There's a line in Studio Ghibli's 1997 masterpiece Princess Mononoke--my favorite of the studio's catalog of classic animated films--which has always stuck with me since the first time I heard it. After the lead character Ashitaka is banished from his village because of the cursed mark that has begun to consume his body, he finds himself in Iron Town, speaking with the leader of the industrious city, Lady Eboshi. She thanks him for saving two of her men who were recently injured and left for dead in an earlier battle, and asks him why he was traveling to Iron Town in the first place. He shows her the cursed mark, the iron ball found in the body of the boar who gave it to him, and replies: "To see with eyes unclouded by hate."

The interpretation here is obvious: Ashitaka has come here to understand what happened to the boar, not to seek vengeance. He has come to learn about the people of Iron Town and their struggles against the guardians of the forest, as well as to understand the plight of the forest gods as they suffer injury and death from the guns made by humans. He has come here to see what the fuss is about, but he has left the resentment-- both the resentment Eboshi and the people of Iron Town feel for the forest spirits, and the forest spirits' resentment for the greedy humans destroying their land--out of the equation. When I first saw the film when I was young, however, that wasn't what I heard.

What Ashitaka meant was that his eyes were not clouded by hate, like those of Eboshi and of the forest spirits. What I had thought he meant as a child, and what had left me so confused, was that the hate of the boar god was what unclouded his eyes. It wasn't that his eyes "were not" unclouded, but that they "had been" unclouded by hate. I didn't understand. Clearly I was just a foolish kid and had misinterpreted him, obviously hate is something you should not harbor, as it serves no purpose.


I recently rewatched the film, and now I think I may have been onto something.


My father, a wise man (I think), once said to me that hatred was not the opposite of love, apathy was. On this point, I must disagree. Apathy, the absolute absence of any care at all for a particular thing, can be viewed as the opposite of love inasmuch as love is an abundance of emotion toward a particular thing. I'd like to argue, however, that it's the quality of that emotion that makes the difference. If love is an abundance of positive emotion, hatred is an abundance of negative emotion.

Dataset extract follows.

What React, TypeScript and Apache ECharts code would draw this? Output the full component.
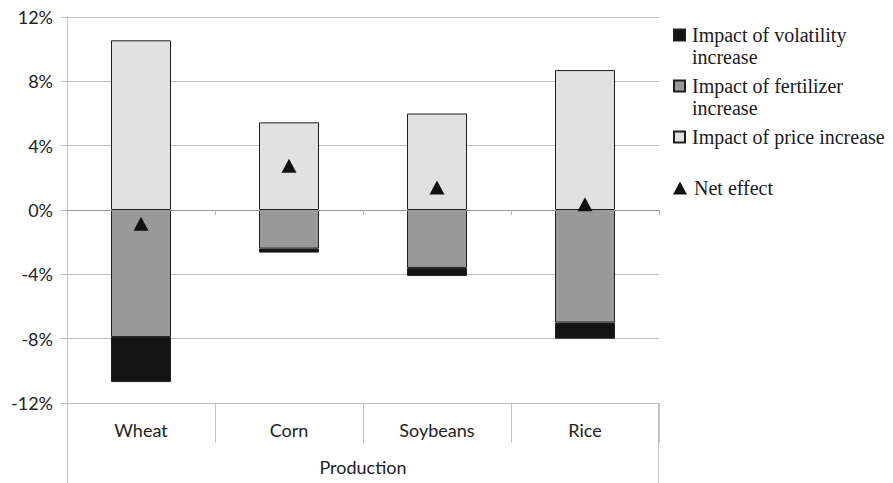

When we love someone, we hang on their every word, swooning even at the sound of their voice; when we hate someone, everything they say sounds like a slight, and even if they make a good point, it makes us cringe like scratching a chalkboard. When we love someone, we fantasize about spending time with them, doing things we both like, and making them smile; when we hate someone, fantasizing about "quality time" with them causes the definition to become heavily skewed toward a darker, even violent, sensibility.

Through this lens, apathy becomes a kind of antithesis to both love and hate. But why bring this up at all? Well, in order to more easily understand hatred, it's important to compare it to love, if indeed we can consider one the other's opposite.

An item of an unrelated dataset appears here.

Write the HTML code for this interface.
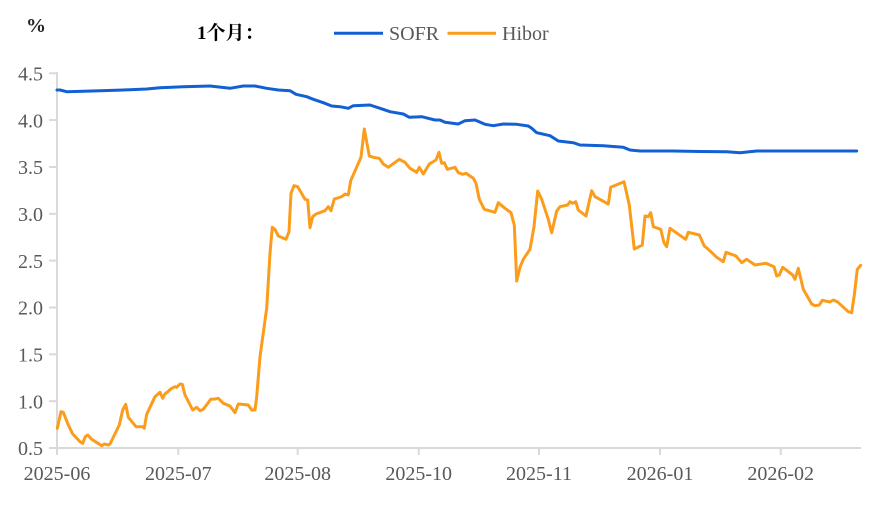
<!DOCTYPE html>
<html><head><meta charset="utf-8"><style>
html,body{margin:0;padding:0;background:#fff;}
svg{display:block;}
svg text{font-family:"Liberation Serif","Times New Roman","Noto Serif CJK SC",serif;fill:#595959;}
</style></head><body>
<svg width="889" height="506" viewBox="0 0 889 506" xmlns="http://www.w3.org/2000/svg">
<g stroke="#d9d9d9" stroke-width="2" fill="none">
<line x1="57" y1="72" x2="57" y2="449"/>
<line x1="56" y1="448" x2="861" y2="448"/>
<line x1="49" y1="73.3" x2="57" y2="73.3"/>
<line x1="49" y1="120.1" x2="57" y2="120.1"/>
<line x1="49" y1="167" x2="57" y2="167"/>
<line x1="49" y1="213.8" x2="57" y2="213.8"/>
<line x1="49" y1="260.6" x2="57" y2="260.6"/>
<line x1="49" y1="307.5" x2="57" y2="307.5"/>
<line x1="49" y1="354.3" x2="57" y2="354.3"/>
<line x1="49" y1="401.2" x2="57" y2="401.2"/>
<line x1="49" y1="448" x2="57" y2="448"/>
<line x1="57" y1="448" x2="57" y2="455"/>
<line x1="178.3" y1="448" x2="178.3" y2="455"/>
<line x1="297.7" y1="448" x2="297.7" y2="455"/>
<line x1="418.7" y1="448" x2="418.7" y2="455"/>
<line x1="539" y1="448" x2="539" y2="455"/>
<line x1="660" y1="448" x2="660" y2="455"/>
<line x1="780.7" y1="448" x2="780.7" y2="455"/>
</g>
<g font-size="20" text-anchor="end" font-family="Liberation Serif, serif" fill="#595959">
<text x="43" y="80.5">4.5</text>
<text x="43" y="127.3">4.0</text>
<text x="43" y="174.2">3.5</text>
<text x="43" y="221">3.0</text>
<text x="43" y="267.8">2.5</text>
<text x="43" y="314.7">2.0</text>
<text x="43" y="361.5">1.5</text>
<text x="43" y="408.4">1.0</text>
<text x="43" y="455.2">0.5</text>
</g>
<g font-size="20" text-anchor="middle" font-family="Liberation Serif, serif" fill="#595959">
<text x="57" y="480">2025-06</text>
<text x="178.3" y="480">2025-07</text>
<text x="297.7" y="480">2025-08</text>
<text x="418.7" y="480">2025-10</text>
<text x="539" y="480">2025-11</text>
<text x="660" y="480">2026-01</text>
<text x="780.7" y="480">2026-02</text>
</g>
<text x="26" y="32" font-size="20" font-weight="bold" font-family="Liberation Serif, serif" style="fill:#222;">%</text>
<text x="197" y="39" font-size="19" font-weight="bold" style="fill:#000;font-family:'Liberation Serif','Noto Serif CJK SC','Noto Sans CJK SC',serif;">1个月：</text>
<line x1="334" y1="33.3" x2="383" y2="33.3" stroke="#1260d3" stroke-width="3"/>
<text x="389" y="40" font-size="20" font-family="Liberation Serif, serif">SOFR</text>
<line x1="447.5" y1="33.3" x2="496" y2="33.3" stroke="#fb9c1b" stroke-width="3"/>
<text x="502" y="40" font-size="20" font-family="Liberation Serif, serif">Hibor</text>
<polyline fill="none" stroke="#1260d3" stroke-width="3" stroke-linejoin="round" stroke-linecap="round" points="
57,90 60,90 66.7,91.7 100,90.7 123.3,90 146.7,89 160,87.7 183.3,86.7 210,86 230,88.3 243.3,86 255,86 266.7,88.3 278.3,90 290,90.7 296,94.3 306.7,96.7 313.3,99.3 323.3,102.7 331.7,106 340,106.7 348.3,108.3 353.3,105.7 370,105 380,108.3 390,111.7 403.3,114 409.3,117.3 421.7,116.7 435,120 440,120 445,122.3 458.3,124 465,120.7 475,120 485,124.3 493.3,125.7 503.3,124 516.7,124.3 528.3,126 531.7,128.3 536.7,132.7 550,135.7 558.3,141 573.3,142.7 580,145 603.3,145.7 623.3,147.3 630,150 640,151 673.3,151 700,151.5 726.7,151.7 740,152.7 756.7,151 790,151 830,151 856.7,151"/>
<polyline fill="none" stroke="#fb9c1b" stroke-width="3" stroke-linejoin="round" stroke-linecap="round" points="
57.3,428.3 61,411.7 63.3,412.3 68.3,425 72.7,434 80,441.7 82.7,443.3 85.3,436.7 87.7,435 91.7,439.3 101.7,445.7 104.3,444 108.3,445 110,444 119.3,425 122.7,410 125.7,404.3 128.3,417.3 136,426.7 142.7,426.7 144.3,428.3 146.7,414.3 155,396.7 160,392.3 162.7,398.3 165,394 171.7,388.3 175,386.7 176.7,387.3 180,384 182.3,384.3 185,395 192.7,410 196.7,407.3 200,410.7 203.3,409.3 210.7,399.3 215,399 218.3,398.3 223.3,403.3 230,406 235,412.7 238.3,404 248.3,405 251.7,410 255,410 256.7,396.7 260,356.7 266.7,308.3 270,253.3 272.3,227.3 275,229.3 278.3,236 286,239.3 289,231.7 291,193.3 294,185.7 297.7,186.7 305,199.3 307.7,200 310,227.7 312.7,216.7 316,214 325,210.7 328.3,206.7 331,210.7 334.3,199 341.7,196.7 345,194 348.3,195 350.7,180.7 361,157.3 364.3,129 369.3,156 373.3,157.3 379.3,158.3 383.3,164 388.3,167.3 399.3,159.3 405,162.3 410,168.3 416.7,172.3 419.3,167.3 423.3,174 429.3,164 436,160 439,152.3 441.7,163.3 444.3,162.7 447.3,169.3 455,167.3 458.3,172.7 462.7,174.3 466,173.3 473.3,178.3 476,183.3 479.3,199.3 484.3,209.3 495,212.3 498.3,202.7 505,208.3 511,212.7 514.3,225 516.7,281 520,267.3 523.3,259.3 530,249.3 534,226.7 537.7,191 541.7,199.3 548.3,219.3 551.7,232.7 556.7,211 560,206.7 567.7,205 570,201.7 572.7,203.3 575.7,201.7 578.3,210 586,216 591.7,190.7 595,196.7 608.3,204 610.7,187.3 624,181.7 629.3,205 634.3,249 642.3,245 645,216 648.3,216.7 650.7,212.7 653.3,226.7 660.7,229.3 664,242.7 666.7,246.7 670,228.3 683.3,237.7 685.7,239.3 688.3,232.3 699.3,235 704.3,246 708.3,249.3 716.7,257.3 723.3,261.7 726,252.3 736,256 741.7,262.7 746.7,259.3 755,265 766,263.3 774,266.7 776.7,276 779.3,275 782.7,267.3 792.7,275 795,279.3 798.3,268.3 803.3,289.3 811.7,304 815,305.7 819.3,305 822.3,300.3 830,302 833.3,300 837.3,301.7 848.3,311.7 851.7,312.7 854.3,295 857.3,269.3 860.7,265.3"/>
</svg>
</body></html>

Love and hate are both very difficult--some may say impossible--to truly, fully comprehend. The human heart is a fickle thing. Through it's varied nature, however, we become able to understand the hearts of others. Ashitaka shows this thoroughly when he becomes involved in the fight between San and Eboshi. Ashitaka is able to see both sides of the ongoing conflict between Iron Town and the forest gods. The enmity between the two is both obvious and palpable, but more importantly, Ashitaka can see that it comes from a need on both sides. Lady Eboshi, on behalf of the people of Iron Town, need the iron under the mountain to survive. Their production of iron is what allows them to buy food and supplies that keep their people alive. Likewise, San and the forest spirits need the wilderness to remain. Should the humans continue to encroach upon the forest, eventually the whole of the natural world will die away.

While Ashitaka's moral stance is to take neither side, he has used the power of the curse mark laid upon him throughout the story so far. Intentionally or not, he used it's strength to slay samurai attacking villagers and himself, and even after the encounter between Eboshi and San, he opens the gates of Iron Town singlehandedly (a feat that would otherwise require ten men, according to one of the gate guards).

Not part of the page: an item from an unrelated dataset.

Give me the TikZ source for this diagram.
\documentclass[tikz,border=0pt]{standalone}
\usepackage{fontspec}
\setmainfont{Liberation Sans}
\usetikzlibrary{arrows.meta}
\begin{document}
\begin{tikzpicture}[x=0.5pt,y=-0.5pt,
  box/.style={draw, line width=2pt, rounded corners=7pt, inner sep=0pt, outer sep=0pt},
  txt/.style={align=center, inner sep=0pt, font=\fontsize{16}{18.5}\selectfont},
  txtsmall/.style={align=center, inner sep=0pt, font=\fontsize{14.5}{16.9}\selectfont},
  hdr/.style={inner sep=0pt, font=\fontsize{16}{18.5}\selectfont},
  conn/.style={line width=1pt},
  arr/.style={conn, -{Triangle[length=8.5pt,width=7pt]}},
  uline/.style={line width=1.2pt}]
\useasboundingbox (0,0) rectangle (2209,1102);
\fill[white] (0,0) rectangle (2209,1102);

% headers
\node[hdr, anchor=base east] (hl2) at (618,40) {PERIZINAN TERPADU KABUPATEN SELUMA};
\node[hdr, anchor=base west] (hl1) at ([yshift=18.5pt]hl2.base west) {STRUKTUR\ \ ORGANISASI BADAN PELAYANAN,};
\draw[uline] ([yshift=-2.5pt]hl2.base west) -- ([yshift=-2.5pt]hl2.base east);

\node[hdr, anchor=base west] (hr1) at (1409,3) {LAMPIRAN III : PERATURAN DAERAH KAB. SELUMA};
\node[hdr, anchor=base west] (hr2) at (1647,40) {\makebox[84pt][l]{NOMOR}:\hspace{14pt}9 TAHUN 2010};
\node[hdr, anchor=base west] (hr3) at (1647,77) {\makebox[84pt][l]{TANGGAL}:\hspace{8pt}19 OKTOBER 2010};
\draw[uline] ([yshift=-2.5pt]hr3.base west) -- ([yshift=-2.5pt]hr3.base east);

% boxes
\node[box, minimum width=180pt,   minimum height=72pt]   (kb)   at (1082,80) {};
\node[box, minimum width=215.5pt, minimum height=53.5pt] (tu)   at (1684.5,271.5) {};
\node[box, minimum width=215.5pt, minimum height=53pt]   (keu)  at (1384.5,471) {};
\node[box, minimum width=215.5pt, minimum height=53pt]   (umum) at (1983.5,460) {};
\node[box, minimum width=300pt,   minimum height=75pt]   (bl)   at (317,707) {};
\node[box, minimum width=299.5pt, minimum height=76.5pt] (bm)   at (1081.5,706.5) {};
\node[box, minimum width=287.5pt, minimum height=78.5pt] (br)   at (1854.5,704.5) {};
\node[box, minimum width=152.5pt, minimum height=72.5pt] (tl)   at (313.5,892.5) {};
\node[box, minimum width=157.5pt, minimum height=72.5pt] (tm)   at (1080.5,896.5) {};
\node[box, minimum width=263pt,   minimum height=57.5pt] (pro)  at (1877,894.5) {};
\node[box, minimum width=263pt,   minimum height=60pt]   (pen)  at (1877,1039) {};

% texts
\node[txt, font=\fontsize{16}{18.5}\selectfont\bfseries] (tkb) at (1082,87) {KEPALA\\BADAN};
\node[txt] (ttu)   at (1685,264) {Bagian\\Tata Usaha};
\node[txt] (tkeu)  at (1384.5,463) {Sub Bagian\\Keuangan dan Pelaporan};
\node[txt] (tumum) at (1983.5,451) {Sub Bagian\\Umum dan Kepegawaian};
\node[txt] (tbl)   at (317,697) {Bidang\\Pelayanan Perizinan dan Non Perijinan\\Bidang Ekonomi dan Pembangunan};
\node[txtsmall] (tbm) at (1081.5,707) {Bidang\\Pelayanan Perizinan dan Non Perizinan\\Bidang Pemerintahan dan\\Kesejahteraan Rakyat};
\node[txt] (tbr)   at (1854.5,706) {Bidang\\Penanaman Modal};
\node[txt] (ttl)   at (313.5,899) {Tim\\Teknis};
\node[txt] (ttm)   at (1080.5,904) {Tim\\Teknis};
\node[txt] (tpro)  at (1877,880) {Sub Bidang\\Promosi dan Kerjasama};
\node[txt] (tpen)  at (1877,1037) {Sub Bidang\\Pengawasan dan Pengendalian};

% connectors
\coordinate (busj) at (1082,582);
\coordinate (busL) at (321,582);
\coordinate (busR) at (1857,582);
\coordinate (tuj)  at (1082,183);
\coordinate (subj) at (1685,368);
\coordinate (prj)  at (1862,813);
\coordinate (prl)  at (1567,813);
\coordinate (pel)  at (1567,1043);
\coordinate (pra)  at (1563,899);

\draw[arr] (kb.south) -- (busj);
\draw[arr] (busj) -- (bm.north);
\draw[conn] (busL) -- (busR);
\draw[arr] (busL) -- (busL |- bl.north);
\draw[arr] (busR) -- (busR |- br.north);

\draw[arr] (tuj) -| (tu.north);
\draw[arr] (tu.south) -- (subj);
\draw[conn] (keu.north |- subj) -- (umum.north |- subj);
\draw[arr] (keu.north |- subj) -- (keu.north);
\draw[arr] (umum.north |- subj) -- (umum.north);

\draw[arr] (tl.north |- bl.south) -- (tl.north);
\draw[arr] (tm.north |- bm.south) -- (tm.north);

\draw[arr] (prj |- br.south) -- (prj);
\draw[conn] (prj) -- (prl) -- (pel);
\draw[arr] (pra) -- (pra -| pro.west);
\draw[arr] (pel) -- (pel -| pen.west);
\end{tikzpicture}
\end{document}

One could argue that this power comes from the hatred of the demon-boar that cursed Ashitaka, but it is clear that he himself is not entirely devoid of hatred. In a scene not too much earlier, where Lady Eboshi introduces Ashitaka to the lepers she cares for, she elaborates on her desire to kill the forest god and stop the spirits from hurting the humans. In a flash, Ashitaka's right arm reacts, reaching for his sword and drawing it halfway from it's sheath before he's able to stop it. The curse mark is reacting to Ashitaka's own feelings of anger and hatred toward Eboshi because of this statement. It is harnessing his own innate feelings, rather than inflicting these emotion upon him. He even acknowledges this: when Eboshi teases him about his arm wanting to kill her, he replies "If it would lift the curse, I'd let it tear you apart. But even that wouldn't end the killing now, would it?"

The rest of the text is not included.